Keine Wahlwerbung ist auch in Pichl angesagt. Der Druck der Bevölkerung sei groß, wie die Volksbefragung gezeigt hätte, denn da hätten bei einer Wahlbeteiligung von 82 Prozent 97 Prozent für die Eigenständigkeit gestimmt. Bürgermeister Siegfried Keinprecht (ÖVP) einschränkt: „Wenn wir da einen Schwenk merken oder eine Zusage bekommen, dann ist immer noch möglich, dass wir uns zur Nationalratswahl so verhalten, wie wir uns immer verhalten haben, eben für die Partei mehr oder weniger Wahlwerbung zu machen.“

Dirnberger in „nicht vereinbarer Doppelfunktion“

Neben der Diskussion um die Plakate wurden am Donnerstag auch rechtliche Informationen für den Fall von Zwangszusammenlegungen gegeben sowie die alternative Möglichkeit eines Verbandes dargestellt. Ebenso Thema war die Causa Gemeindebund: Präsident Erwin Dirnberger (ÖVP) agiert derzeit in einer laut Initiative „nicht miteinander vereinbaren Doppelfunktion“, denn er ist gleichzeitig Abgeordneter - mit ihm wolle man Gespräche führen, wobei Florian Taucher die Stichwörter Rücktritt oder Mandatsrücklegung fallen ließ.
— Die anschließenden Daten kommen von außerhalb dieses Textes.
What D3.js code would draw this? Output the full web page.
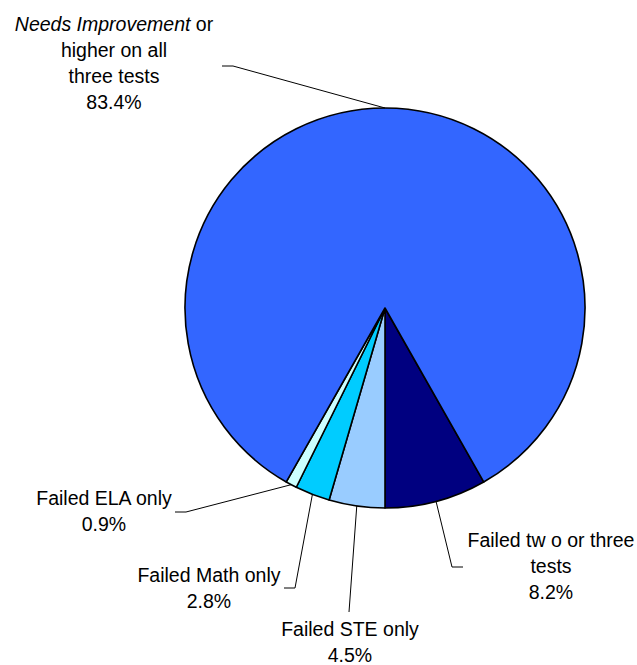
<!DOCTYPE html>
<html>
<head>
<meta charset="utf-8">
<script src="https://cdn.jsdelivr.net/npm/d3@7"></script>
<style>
  body { margin: 0; background: #fff; }
  svg text { font-family: "Liberation Sans", Arial, sans-serif; font-size: 19.5px; fill: #000; }
</style>
</head>
<body>
<svg id="chart" width="637" height="665"></svg>
<script>
// slices, clockwise starting from the dark one
const categories = ["Failed two or three tests", "Failed STE only", "Failed Math only", "Failed ELA only", "Needs Improvement or higher on all three tests"];
const values = [8.2, 4.5, 2.8, 0.9, 83.4];
const colors = ["#000080", "#99CCFF", "#00CCFF", "#CCFFFF", "#3366FF"];

// label text lines (as shown in the picture)
const labelLines = [
  ["Failed tw o or three", "tests", "8.2%"],
  ["Failed STE only", "4.5%"],
  ["Failed Math only", "2.8%"],
  ["Failed ELA only", "0.9%"],
  ["", "higher on all", "three tests", "83.4%"]
];

// label layout: text centre, first baseline, leader elbow + end
const labelLayout = [
  { x: 551, y: 547, elbow: [452, 567], end: [463, 567] },
  { x: 350, y: 636, elbow: [349, 612], end: [349, 612] },
  { x: 209, y: 582, elbow: [295, 588], end: [284, 588] },
  { x: 104, y: 505, elbow: [186, 512], end: [175, 512] },
  { x: 114, y: 31, elbow: [233, 66], end: [222, 66] }
];

const cx = 385, cy = 308, r = 200, lineH = 26;
const svg = d3.select("#chart");

const total = d3.sum(values);
const start = Math.PI - (values[0] / total) * 2 * Math.PI;
const pie = d3.pie().sort(null).value(d => d).startAngle(start).endAngle(start + 2 * Math.PI);
const arcs = pie(values);
const arc = d3.arc().innerRadius(0).outerRadius(r);

const g = svg.append("g").attr("transform", `translate(${cx},${cy})`);

g.selectAll("path")
  .data(arcs)
  .join("path")
  .attr("d", arc)
  .attr("fill", (d, i) => colors[i])
  .attr("stroke", "#000")
  .attr("stroke-width", 1.6)
  .attr("stroke-linejoin", "round");

// leader lines
arcs.forEach((d, i) => {
  const mid = (d.startAngle + d.endAngle) / 2;
  const p0 = [cx + r * Math.sin(mid), cy - r * Math.cos(mid)];
  const L = labelLayout[i];
  svg.append("polyline")
    .attr("points", [p0, L.elbow, L.end].map(p => p.join(",")).join(" "))
    .attr("fill", "none")
    .attr("stroke", "#000")
    .attr("stroke-width", 1);
});

// labels
labelLines.forEach((lines, i) => {
  const L = labelLayout[i];
  const t = svg.append("text").attr("text-anchor", "middle");
  lines.forEach((s, j) => {
    const ts = t.append("tspan").attr("x", L.x).attr("y", L.y + j * lineH);
    if (i === 4 && j === 0) {
      ts.append("tspan").attr("font-style", "italic").text("Needs Improvement");
      ts.append("tspan").text(" or");
    } else {
      ts.text(s);
    }
  });
});
</script>
</body>
</html>
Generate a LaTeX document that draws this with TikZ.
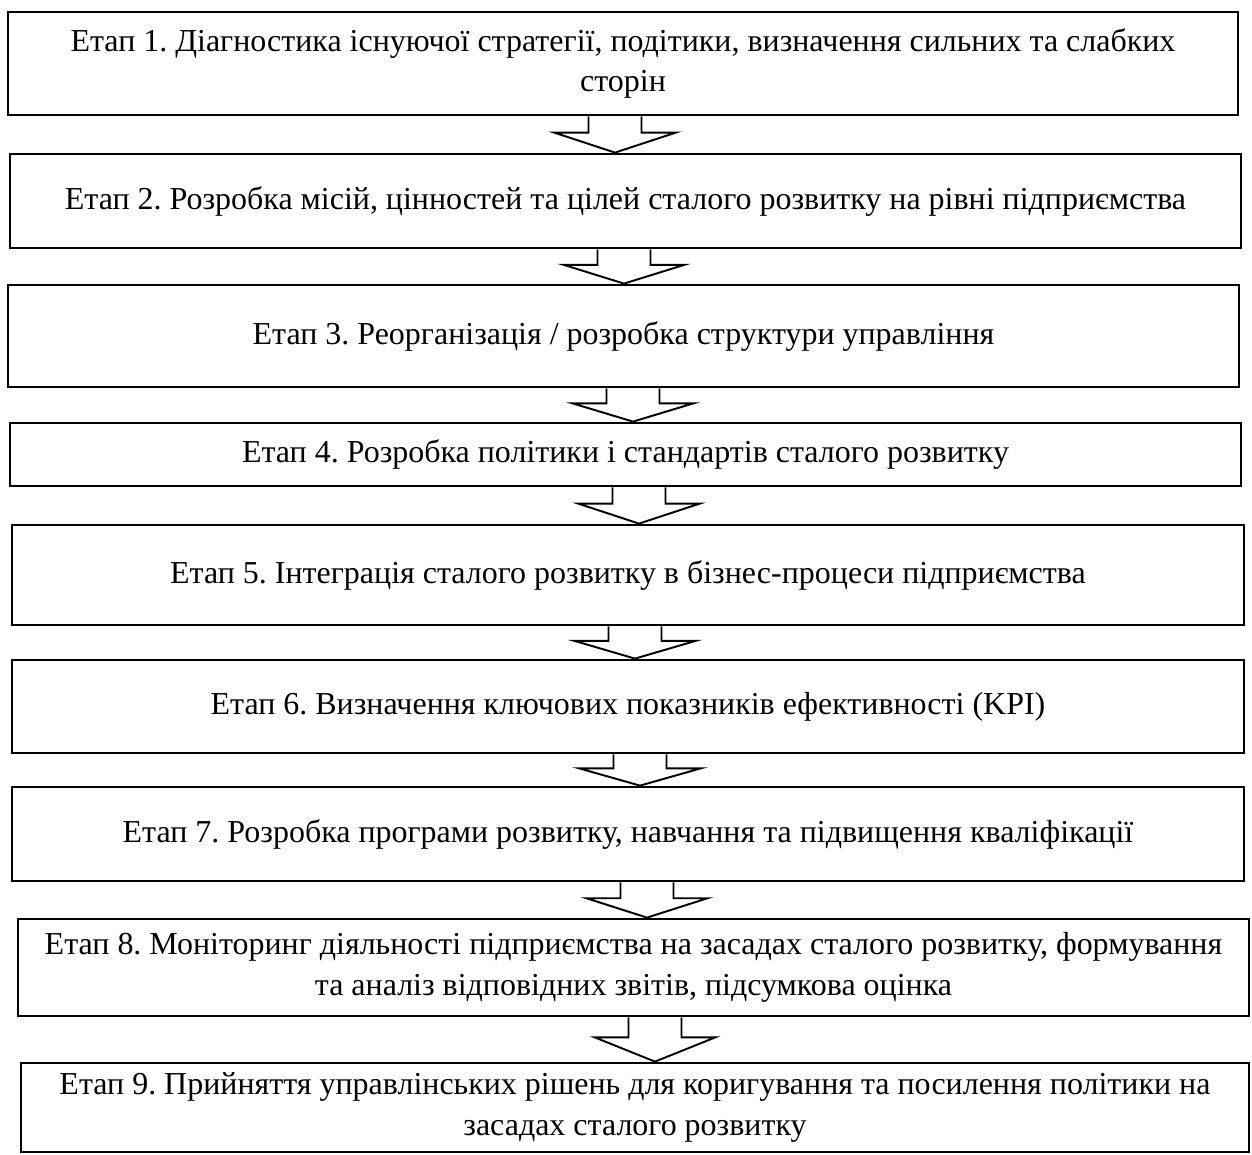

Verhaltene Bundesreaktionen

Der Wahlboykott scheint ÖVP und SPÖ auch auf Bundesebene nicht zu beeindrucken: Bei der ÖVP heißt es auf Anfrage, dies sei nur ein steirisches Thema und sollte auch in der Steiermark bleiben, und von der Bundes-SPÖ gibt es bislang gar keine Reaktion.

Landesparteien unbeeindruckt

Mit 30. September endet die Frist, bis zu der sich Gemeinden durch Freiwilligkeit einen Bonus des Landes sichern können, und nach dem Beschluss der Gemeindeinitiative sieht es weniger denn je nach einer Einigung aus. Landeshauptmann Franz Voves (SPÖ) sagte erst kürzlich, dass die Zeit der Gespräche vorbei sei - mehr dazu auch in Voves zu Gemeindefusionen: „Genug diskutiert“ (28.8.2013) - und auch SPÖ-Landesgeschäftsführer Anton Vukan gibt sich betont gelassen: „Die Nationalratswahl hier auszunutzen, um persönliche Interessen durchzusetzen, ist nicht richtig, und das sieht auch der Großteil der Bevölkerung so, davon bin ich zutiefst überzeugt.“

Auch ÖVP-Landesgeschäftsführer Bernhard Rinner zeigt sich vorerst unbeeindruckt: „Ich seh’, dass das eine kleine Gruppe ist, eine Minderheit, die einfach ihrem Protest Ausdruck verleihen will, das hindert uns am Wahlkampf aber eigentlich überhaupt nicht.“

Freude - und das geben Rinner und Vukan auch zu - haben sie mit diesen Wahlkampf-Störfeuern natürlich keine, und für den SPÖ-Landesgeschäftsführer ist klar, dass es für SPÖ-Bürgermeister, die offen zum Wahlboykott aufrufen, Konsequenzen geben wird.

Unterstützung von den Grünen

Unterstützung für die Gemeindeinitiative kommt dagegen von der Opposition im Land: So werden die Grünen in der nächsten Landtagssitzung am 17. September eine Dringliche Anfrage an Landeshauptmann Voves zu diesem Thema richten, in der sie erfragen wollen, ob die Landesregierung die konstruktiven Forderungen und Vorschläge der steirischen Gemeindeinitiative weiter ignorieren werde.